Now if the text frames are on your master pages you have to unlock each one before you can flow text into them. To unlock a master page item on a non-master page just hold command + shift + click and the object will unlock.

Here's a book for ya:
http://www.oreilly.com/catalog/adobeindesign2/index.html


----------



## Akkarin (Apr 3, 2006)

I recently began working in InDesign and at first it is a bit strange; but it is "very powerful" and I think you just lack the skills to open that power up. You know what you want to do but need help to know how to do it. You are half way to being able to use InDesign. To kill that frustration bug you need to do some learning.

I am a member of vtc.com - it is an on-line video tutorial site. I can say the InDesign CS2 tutorial was very well done.

I only buy books for reference but to get up and running I use vtc.com now. You are talking about learning in a much shorter time. I had InDesign cracked in seven days as far as what it can do.

This helped me learn all the Adobe CS 2 applications in about a month! I am not saying it made me an expert; that takes user hours - but I know plenty to get on with now building up my user hours.


----------



## MacGizmo (Apr 20, 2006)

That's so lame Akkarin, why not just help the guy out instead of shilling for your Web site?!!!

Anyway, the solution is simple, though I'm not clear why they do it this way. I'll start from the beginning.

1. Create a multi-page document.

2. Go to master pages and draw the text box on the master page however you want it

3. Now go to page one (or whatever page you want to start the text flow on). Make sure that the page is based on the Master page you created with the text box.

4. *Command + Shift + click* on the text box to "activate" it.

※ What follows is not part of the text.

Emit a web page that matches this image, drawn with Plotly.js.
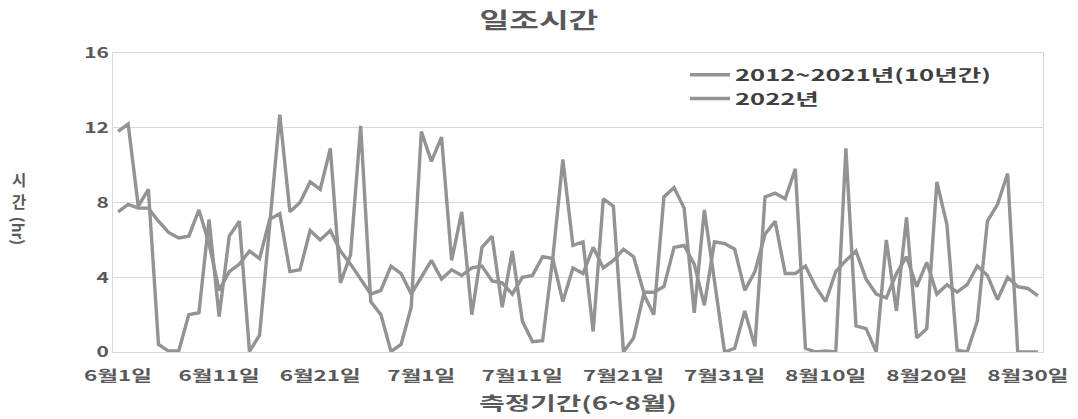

5. Place your text in the text box.

_That part is standard, and you probably already knew all of that. The following is where the solution comes in._

6. The text box now has text filling it, but as you've noticed it doesn't auto-flow to the other pages. *Command + click* on the little red + box as normal to load the cursor with the overflow text.

7. Now go to the next document page based on the master that you want to continue the text on.

8. *Shift + click* on the text frame to have the text flow into it. Make sure you only Shift + click on the frame, NOT Command + Shift + Click. You will notice that the cursor changes to an arrow curving down up and down again if you did it correctly, rather than the little arrow with the chain link. This indicates that it will auto flow to every text frame on a document page based on the master page with the text frame.

In short, you simply need to Shift + Click to "auto-flow" the text.


----------